I don't know how starting with a 60i source changes the motion prediction in a 120Hz TV. Certainly I can see that they'd interrelated, such as with mplayer's "mcdeint" deinterlacer which uses motion compensation to produce plausible lies for the missing scanlines, and the same motion compensation data would also be used to generate the entire missing frame for 120Hz rendering.
Re: NES emulator with 480i 30fps support?
by on (#201246)
tepples wrote:
What Brad wants is to take the 240p60 output of the emulated PPU, pretend it's field-based 480i60, and apply any of various deinterlacing filter chains to that.

I only really want a 30fps weave because that's the only one I've noticed HDTVs doing with 240p composite.

I only mentioned the possibility of configurable deinterlacing because it came up in discussion. I personally don't have any desire to simulate that kind of thing, only the one common mode that I have seen on many TVs.

Does anyone have an HDTV that does differently than this? I don't think Yadif is used in televisions. I have seen motion interpolation (yecch!) in some TVs, but not applied to the composite 480i input.

lidnariq wrote:
Fields: A b C d E f (lowercase meaning the not-drawn flicker state)
30fps deinterlace: Ab Cd Ef
60fps deinterlace: Ab Cb Cd Ed Ef
In both cases you'll see an almost-identical comb-y result.

Ah, yes that would be very difficult to see the difference between.

In my most often used LCD TV, I'm certain it's 30fps due to various tests I've done with it, but I don't think I would have been able to tell the difference in other cases I've seen.


Though, TBH either way is almost as good as the other for the kind of visual test I'd like to be able to do easily. Basically just want to be able to preview the negative impact of the weave on the image.
Re: NES emulator with 480i 30fps support?
by on (#201253)
rainwarrior wrote:
I only really want a 30fps weave because that's the only one I've noticed HDTVs doing with 240p composite.

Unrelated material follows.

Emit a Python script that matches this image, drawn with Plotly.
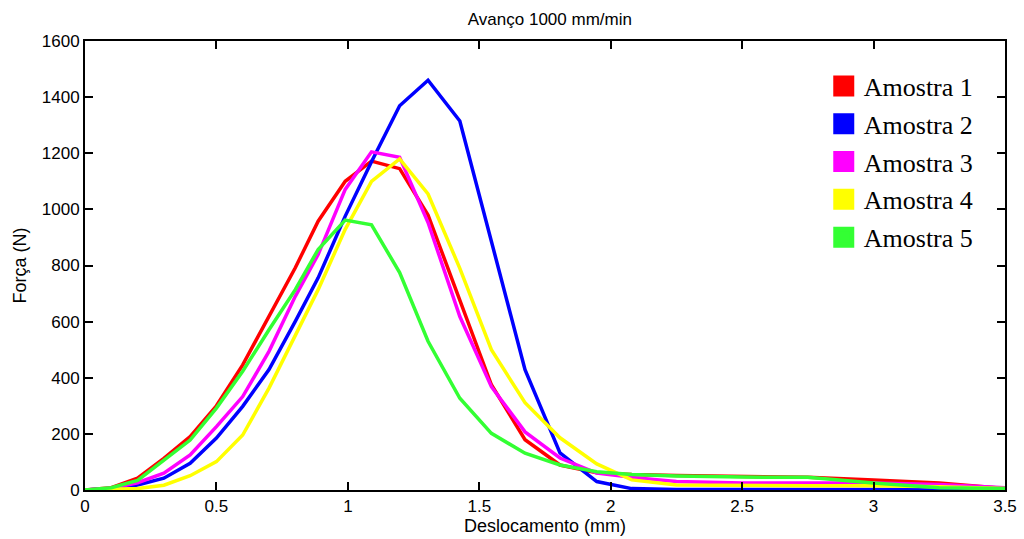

My TV changes methods depending on the video. With no background scrolling, the TV's heuristic decides that the video was converted from 30p and matches pairs of fields to produce 30 frames per second. Once the background is scrolling, the TV's heuristic decides that the video is truly interlaced (with each field at a separate point in time) and switches to something more complicated that produces 60 frames per second.
Re: NES emulator with 480i 30fps support?
by on (#201544)
Many TVs will take a 15KHz signal and assume it is 480i. As a result, they will render the incoming lines into alternating fields. The changes may still be viewed at 60fps in total, but only every other line gets updated on every refresh. This is the worst-case scenario, in my opinion. Comb-like artifacts are seen on moving objects:

Image

Some TVs will weave these two into a full frame, updating the actual display only one two fields have been captured. This gives a 30fps effective refresh rate, where the resulting image is either a comb-artifacted blend of two frames (awful) or a 50% blend between two frames (semi-awful, old YouTube style). This mode is appropriate for interlaced video for which the source material was shot / composed at 30fps (e.g. Many television shows)

Some TVs will bob-deinterlace by only displaying the relevant field. This gets you a 60fps display with no comb lines, but it will wobble a bit (not the worst). This is the appropriate mode for interlaced video that is updating the source material at 60fps (e.g. Super Smash Bros Melee).

Finally, some TVs will treat 240p as only an even/odd field, and not try to deinterlace anything. This is ideal.